Bu gidişat nereye? Nerede dur denecek? Nasıl olacak? Hiçbirimizin bilmediği gibi, ben de bilmiyorum. Yarına nasıl uyanacağız, uyanabilecek miyiz? Çocuklarımızın geleceği ne olacak? İçimizde huzursuzluklar, aklımızda türlü türlü sorular…

Yurdumuzun dört tarafı akbabalarla çevrili, içinde ise yılanlar. Çevremizde ruh hastaları. Savaşlardan tutun da pedofiline, katiline kadar saçma sapan bir labirentin içindeyiz. Birinden kurtulsan diğerine çarpıyorsun. Birine kulaklarını kapasan, diğeri gözümüze giriyor. Çocuklar narin olur, kırılgan olur; tıpkı çiçek gibi, papatya gibi. Koklamaya kıyamadığımız canlarımızı elin hasta ruhlusu, hırsına, öfkesine, gözü dönmüşlüğüne, kıskançlığına, azgınlığına, sapkınlığına gem vuramayıp senden alır.
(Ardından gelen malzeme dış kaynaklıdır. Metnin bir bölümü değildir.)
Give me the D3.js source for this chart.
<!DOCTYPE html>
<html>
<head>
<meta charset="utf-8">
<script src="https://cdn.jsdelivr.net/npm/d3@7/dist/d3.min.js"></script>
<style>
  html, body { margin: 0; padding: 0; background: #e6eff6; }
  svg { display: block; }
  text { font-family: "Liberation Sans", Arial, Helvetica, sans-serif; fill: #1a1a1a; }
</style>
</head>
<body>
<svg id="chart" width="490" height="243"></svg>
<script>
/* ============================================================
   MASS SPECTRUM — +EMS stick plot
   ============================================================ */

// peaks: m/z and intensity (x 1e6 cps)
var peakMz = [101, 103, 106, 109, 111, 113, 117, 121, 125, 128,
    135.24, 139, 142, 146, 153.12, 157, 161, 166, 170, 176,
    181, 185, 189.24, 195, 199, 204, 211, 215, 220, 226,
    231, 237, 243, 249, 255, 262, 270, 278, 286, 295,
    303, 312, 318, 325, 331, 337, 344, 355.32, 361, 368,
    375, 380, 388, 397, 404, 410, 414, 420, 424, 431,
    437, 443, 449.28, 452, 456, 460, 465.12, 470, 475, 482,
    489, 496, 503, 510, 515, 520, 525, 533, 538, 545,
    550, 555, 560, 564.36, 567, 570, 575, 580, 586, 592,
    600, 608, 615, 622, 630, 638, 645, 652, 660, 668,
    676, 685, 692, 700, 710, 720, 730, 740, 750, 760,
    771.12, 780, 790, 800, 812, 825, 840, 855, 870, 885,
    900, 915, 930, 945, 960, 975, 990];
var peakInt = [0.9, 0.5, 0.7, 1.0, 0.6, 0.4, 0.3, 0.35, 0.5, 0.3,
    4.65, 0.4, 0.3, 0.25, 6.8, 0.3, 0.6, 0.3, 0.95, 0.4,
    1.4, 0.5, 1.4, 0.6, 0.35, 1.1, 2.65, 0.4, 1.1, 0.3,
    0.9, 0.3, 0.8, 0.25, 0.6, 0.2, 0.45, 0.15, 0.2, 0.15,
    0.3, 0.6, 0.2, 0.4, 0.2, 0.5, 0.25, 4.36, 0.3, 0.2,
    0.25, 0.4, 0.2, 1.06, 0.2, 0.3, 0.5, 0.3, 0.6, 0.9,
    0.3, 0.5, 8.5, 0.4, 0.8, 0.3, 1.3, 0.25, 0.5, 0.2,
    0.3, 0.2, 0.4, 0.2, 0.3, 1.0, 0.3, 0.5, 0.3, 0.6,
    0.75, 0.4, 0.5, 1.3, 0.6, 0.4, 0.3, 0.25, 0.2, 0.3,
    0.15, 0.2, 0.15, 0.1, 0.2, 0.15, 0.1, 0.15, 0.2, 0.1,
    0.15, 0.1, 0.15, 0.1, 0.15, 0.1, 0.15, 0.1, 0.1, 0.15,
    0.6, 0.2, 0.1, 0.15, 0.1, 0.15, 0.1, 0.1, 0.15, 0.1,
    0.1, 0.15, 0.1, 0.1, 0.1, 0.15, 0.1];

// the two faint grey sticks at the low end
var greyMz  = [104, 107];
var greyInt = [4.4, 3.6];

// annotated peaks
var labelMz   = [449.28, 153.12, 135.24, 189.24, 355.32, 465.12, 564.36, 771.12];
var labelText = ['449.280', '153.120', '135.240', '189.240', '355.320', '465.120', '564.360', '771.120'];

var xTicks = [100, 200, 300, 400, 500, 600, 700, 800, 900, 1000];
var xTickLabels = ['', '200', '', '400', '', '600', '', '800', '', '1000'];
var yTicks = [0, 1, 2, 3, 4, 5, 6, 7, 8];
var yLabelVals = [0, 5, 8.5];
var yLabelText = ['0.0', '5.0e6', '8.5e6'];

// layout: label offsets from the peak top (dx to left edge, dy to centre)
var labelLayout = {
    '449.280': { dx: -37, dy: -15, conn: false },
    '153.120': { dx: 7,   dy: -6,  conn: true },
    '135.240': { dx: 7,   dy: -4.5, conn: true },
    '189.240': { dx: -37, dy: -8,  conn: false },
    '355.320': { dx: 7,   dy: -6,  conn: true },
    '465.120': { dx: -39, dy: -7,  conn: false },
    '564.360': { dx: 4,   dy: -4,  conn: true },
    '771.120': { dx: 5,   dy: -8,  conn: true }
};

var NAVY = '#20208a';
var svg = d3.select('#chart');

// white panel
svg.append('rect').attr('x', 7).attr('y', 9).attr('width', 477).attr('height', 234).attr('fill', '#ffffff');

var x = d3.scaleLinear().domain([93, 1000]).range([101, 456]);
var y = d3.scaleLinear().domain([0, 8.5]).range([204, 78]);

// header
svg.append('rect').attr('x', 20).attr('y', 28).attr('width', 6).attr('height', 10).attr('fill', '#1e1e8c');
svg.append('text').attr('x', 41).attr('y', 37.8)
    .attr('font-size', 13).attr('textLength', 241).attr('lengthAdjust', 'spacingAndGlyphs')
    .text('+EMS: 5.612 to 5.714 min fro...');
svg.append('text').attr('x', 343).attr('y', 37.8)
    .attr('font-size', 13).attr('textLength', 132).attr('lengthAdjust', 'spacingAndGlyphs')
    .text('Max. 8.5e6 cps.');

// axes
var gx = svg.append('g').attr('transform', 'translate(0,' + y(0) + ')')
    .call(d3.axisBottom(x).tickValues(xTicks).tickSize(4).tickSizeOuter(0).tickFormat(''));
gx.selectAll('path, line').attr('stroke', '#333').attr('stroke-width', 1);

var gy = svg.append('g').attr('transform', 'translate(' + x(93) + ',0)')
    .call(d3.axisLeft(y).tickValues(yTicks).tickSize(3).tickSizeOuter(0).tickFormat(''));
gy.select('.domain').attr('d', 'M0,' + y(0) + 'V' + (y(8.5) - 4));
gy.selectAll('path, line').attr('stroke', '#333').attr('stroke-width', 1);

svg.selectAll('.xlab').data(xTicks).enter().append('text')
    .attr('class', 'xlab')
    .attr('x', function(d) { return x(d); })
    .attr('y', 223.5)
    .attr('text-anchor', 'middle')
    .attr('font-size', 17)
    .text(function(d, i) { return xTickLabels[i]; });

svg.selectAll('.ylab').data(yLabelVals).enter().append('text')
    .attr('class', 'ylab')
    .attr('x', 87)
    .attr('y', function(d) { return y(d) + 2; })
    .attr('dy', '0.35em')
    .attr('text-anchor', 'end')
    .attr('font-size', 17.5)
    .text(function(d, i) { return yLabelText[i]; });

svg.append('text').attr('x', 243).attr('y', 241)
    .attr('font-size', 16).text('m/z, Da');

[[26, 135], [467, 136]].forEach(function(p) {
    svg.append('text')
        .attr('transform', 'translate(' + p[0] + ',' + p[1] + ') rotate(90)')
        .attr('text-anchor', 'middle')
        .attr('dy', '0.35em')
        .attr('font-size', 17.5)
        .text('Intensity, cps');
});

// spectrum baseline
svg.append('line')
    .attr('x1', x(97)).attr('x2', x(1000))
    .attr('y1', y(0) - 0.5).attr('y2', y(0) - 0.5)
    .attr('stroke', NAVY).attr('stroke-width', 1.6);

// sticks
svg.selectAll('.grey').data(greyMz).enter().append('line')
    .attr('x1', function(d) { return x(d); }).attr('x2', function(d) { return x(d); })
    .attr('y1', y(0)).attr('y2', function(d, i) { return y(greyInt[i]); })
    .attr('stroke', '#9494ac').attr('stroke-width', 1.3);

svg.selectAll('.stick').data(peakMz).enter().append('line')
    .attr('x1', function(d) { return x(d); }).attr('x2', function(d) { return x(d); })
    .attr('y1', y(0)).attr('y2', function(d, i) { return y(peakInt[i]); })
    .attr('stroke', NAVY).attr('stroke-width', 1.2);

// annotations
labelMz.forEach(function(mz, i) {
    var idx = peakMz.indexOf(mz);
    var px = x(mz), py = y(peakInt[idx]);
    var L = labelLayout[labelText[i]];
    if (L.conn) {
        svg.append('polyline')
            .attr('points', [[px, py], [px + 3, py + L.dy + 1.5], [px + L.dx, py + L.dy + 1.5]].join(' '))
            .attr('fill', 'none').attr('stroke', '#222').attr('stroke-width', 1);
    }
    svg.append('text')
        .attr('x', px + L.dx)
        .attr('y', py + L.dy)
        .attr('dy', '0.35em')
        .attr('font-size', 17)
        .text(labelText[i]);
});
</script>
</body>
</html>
Senin karınca misali inşa ettiğin yuvana bombayı bırakıverir. Gün geçmiyor ki bu haberleri duymayalım. Hayatımız tam olarak Açlık Oyunları'na döndü. Hayatta kalma çabası. Çok üzgünüm, çok içim acıyor ve sadece yaşadığımız bu korku filmini izliyoruz, titreye titreye.

İhtirasları, dünyevi çıkarları uğruna savaş çıkaranlar, ortalığı kan gölüne çevirenler, çoluk çocuk demeden canları paramparça edenler Allah'ı mı unuttular? İçinizdeki hangi tohumu sularsan, o yöne meyillenir insan. Kötüyü besleyen canavarlaşıyor. Biz bilincinden benleşiyor. Vicdanı tamamen kayboluyor demek. Gözünde yaş yok, solunda sevgi yok. İliklerinde merhamet yok.

Evet, Allah'ı unuttular! Şeytanlaştılar. İçlerindeki kötü tohumu besleyenler şeytanlaştı. Vicdan var mı vicdan? Azıcık vicdanı olanlar da bencileyin böyle sızlanıyor işte. Tüm güzelliklerin son noktasındayız. Ufka umutla bakamıyoruz. Cinayetlerin, tecavüzlerin, savaşların gözümüzde normalleştirildiği gökyüzünün kızıllığını, artık bebeklerin, çocukların kanlarından aldığı bir dünyada ölüm sörfü yapar haldeyiz. Dalgaların altında kalmama yarışı.

Allah’ın unutulduğu yerde merhameti ara ki bulasın. Şarkının da dediği gibi, “Gerçekten iğrenç bir hayat.” İnsanlık öldü. El Fatiha!